[RECORDS PROVIDED start]
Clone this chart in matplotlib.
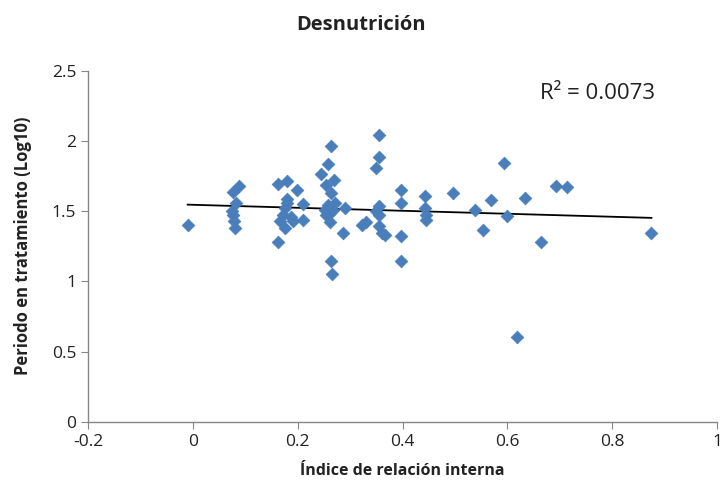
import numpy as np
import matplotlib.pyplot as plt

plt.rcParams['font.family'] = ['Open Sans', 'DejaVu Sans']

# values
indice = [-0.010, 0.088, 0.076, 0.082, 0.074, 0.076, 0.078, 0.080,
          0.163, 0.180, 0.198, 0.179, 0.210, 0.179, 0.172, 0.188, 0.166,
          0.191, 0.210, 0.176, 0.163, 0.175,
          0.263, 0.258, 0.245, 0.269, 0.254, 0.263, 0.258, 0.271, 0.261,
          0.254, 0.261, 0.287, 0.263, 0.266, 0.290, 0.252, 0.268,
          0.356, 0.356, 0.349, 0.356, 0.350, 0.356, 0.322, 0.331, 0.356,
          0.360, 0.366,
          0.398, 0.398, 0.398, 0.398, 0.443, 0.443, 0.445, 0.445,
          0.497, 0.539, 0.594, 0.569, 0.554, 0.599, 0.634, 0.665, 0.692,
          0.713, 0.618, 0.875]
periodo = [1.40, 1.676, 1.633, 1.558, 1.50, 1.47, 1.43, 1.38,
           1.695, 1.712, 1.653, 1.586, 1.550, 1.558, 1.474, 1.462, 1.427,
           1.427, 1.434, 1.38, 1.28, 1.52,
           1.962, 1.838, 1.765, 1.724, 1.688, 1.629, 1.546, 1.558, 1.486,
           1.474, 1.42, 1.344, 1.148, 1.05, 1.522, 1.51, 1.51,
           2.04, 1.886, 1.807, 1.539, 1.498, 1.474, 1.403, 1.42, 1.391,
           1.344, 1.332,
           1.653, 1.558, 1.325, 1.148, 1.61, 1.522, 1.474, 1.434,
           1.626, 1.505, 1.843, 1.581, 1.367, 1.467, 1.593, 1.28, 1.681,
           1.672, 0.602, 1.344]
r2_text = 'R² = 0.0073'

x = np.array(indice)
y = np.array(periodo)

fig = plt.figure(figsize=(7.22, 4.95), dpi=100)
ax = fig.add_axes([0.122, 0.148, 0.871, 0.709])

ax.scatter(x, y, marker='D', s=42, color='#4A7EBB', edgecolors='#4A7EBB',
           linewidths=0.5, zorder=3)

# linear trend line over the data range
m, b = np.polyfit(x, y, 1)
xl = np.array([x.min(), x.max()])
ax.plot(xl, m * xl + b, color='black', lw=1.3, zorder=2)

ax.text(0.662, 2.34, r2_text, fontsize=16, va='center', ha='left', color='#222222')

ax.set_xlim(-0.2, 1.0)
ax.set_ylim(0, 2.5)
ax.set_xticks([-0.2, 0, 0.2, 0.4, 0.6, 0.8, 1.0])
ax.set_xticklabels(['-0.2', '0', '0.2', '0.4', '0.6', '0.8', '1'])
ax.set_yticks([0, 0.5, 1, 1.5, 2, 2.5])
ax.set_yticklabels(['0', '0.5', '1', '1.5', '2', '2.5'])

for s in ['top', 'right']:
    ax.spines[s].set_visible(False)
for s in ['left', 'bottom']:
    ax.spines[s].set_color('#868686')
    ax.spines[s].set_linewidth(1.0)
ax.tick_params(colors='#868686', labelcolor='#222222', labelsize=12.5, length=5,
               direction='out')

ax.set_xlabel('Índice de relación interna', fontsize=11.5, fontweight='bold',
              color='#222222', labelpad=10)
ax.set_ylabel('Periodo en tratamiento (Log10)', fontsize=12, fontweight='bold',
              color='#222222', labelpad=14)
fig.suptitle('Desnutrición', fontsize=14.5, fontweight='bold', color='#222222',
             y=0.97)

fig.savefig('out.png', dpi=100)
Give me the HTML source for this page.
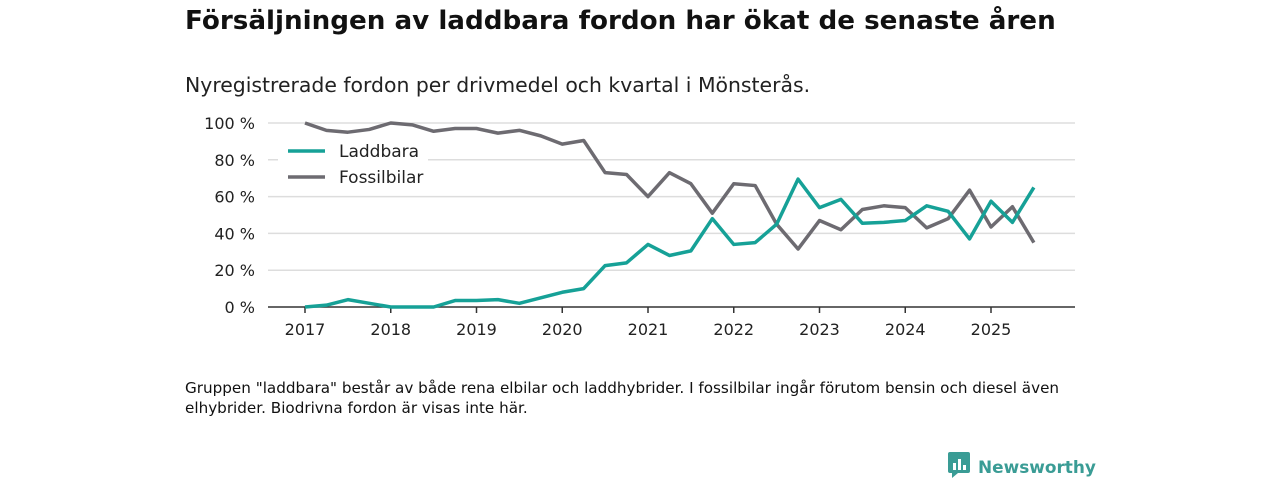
[RECORDS PROVIDED end]
REQUIRED WORK: Please repeat exactly the data above from its first line to the line that contains "ax.set_yticklabels(['0', '0.5', '1', '1.5', '2', '2.5'])", inclusive, and leave every picture out.

SOLUTION TO THIS EXERCISE:
Clone this chart in matplotlib.
import numpy as np
import matplotlib.pyplot as plt

plt.rcParams['font.family'] = ['Open Sans', 'DejaVu Sans']

# values
indice = [-0.010, 0.088, 0.076, 0.082, 0.074, 0.076, 0.078, 0.080,
          0.163, 0.180, 0.198, 0.179, 0.210, 0.179, 0.172, 0.188, 0.166,
          0.191, 0.210, 0.176, 0.163, 0.175,
          0.263, 0.258, 0.245, 0.269, 0.254, 0.263, 0.258, 0.271, 0.261,
          0.254, 0.261, 0.287, 0.263, 0.266, 0.290, 0.252, 0.268,
          0.356, 0.356, 0.349, 0.356, 0.350, 0.356, 0.322, 0.331, 0.356,
          0.360, 0.366,
          0.398, 0.398, 0.398, 0.398, 0.443, 0.443, 0.445, 0.445,
          0.497, 0.539, 0.594, 0.569, 0.554, 0.599, 0.634, 0.665, 0.692,
          0.713, 0.618, 0.875]
periodo = [1.40, 1.676, 1.633, 1.558, 1.50, 1.47, 1.43, 1.38,
           1.695, 1.712, 1.653, 1.586, 1.550, 1.558, 1.474, 1.462, 1.427,
           1.427, 1.434, 1.38, 1.28, 1.52,
           1.962, 1.838, 1.765, 1.724, 1.688, 1.629, 1.546, 1.558, 1.486,
           1.474, 1.42, 1.344, 1.148, 1.05, 1.522, 1.51, 1.51,
           2.04, 1.886, 1.807, 1.539, 1.498, 1.474, 1.403, 1.42, 1.391,
           1.344, 1.332,
           1.653, 1.558, 1.325, 1.148, 1.61, 1.522, 1.474, 1.434,
           1.626, 1.505, 1.843, 1.581, 1.367, 1.467, 1.593, 1.28, 1.681,
           1.672, 0.602, 1.344]
r2_text = 'R² = 0.0073'

x = np.array(indice)
y = np.array(periodo)

fig = plt.figure(figsize=(7.22, 4.95), dpi=100)
ax = fig.add_axes([0.122, 0.148, 0.871, 0.709])

ax.scatter(x, y, marker='D', s=42, color='#4A7EBB', edgecolors='#4A7EBB',
           linewidths=0.5, zorder=3)

# linear trend line over the data range
m, b = np.polyfit(x, y, 1)
xl = np.array([x.min(), x.max()])
ax.plot(xl, m * xl + b, color='black', lw=1.3, zorder=2)

ax.text(0.662, 2.34, r2_text, fontsize=16, va='center', ha='left', color='#222222')

ax.set_xlim(-0.2, 1.0)
ax.set_ylim(0, 2.5)
ax.set_xticks([-0.2, 0, 0.2, 0.4, 0.6, 0.8, 1.0])
ax.set_xticklabels(['-0.2', '0', '0.2', '0.4', '0.6', '0.8', '1'])
ax.set_yticks([0, 0.5, 1, 1.5, 2, 2.5])
ax.set_yticklabels(['0', '0.5', '1', '1.5', '2', '2.5'])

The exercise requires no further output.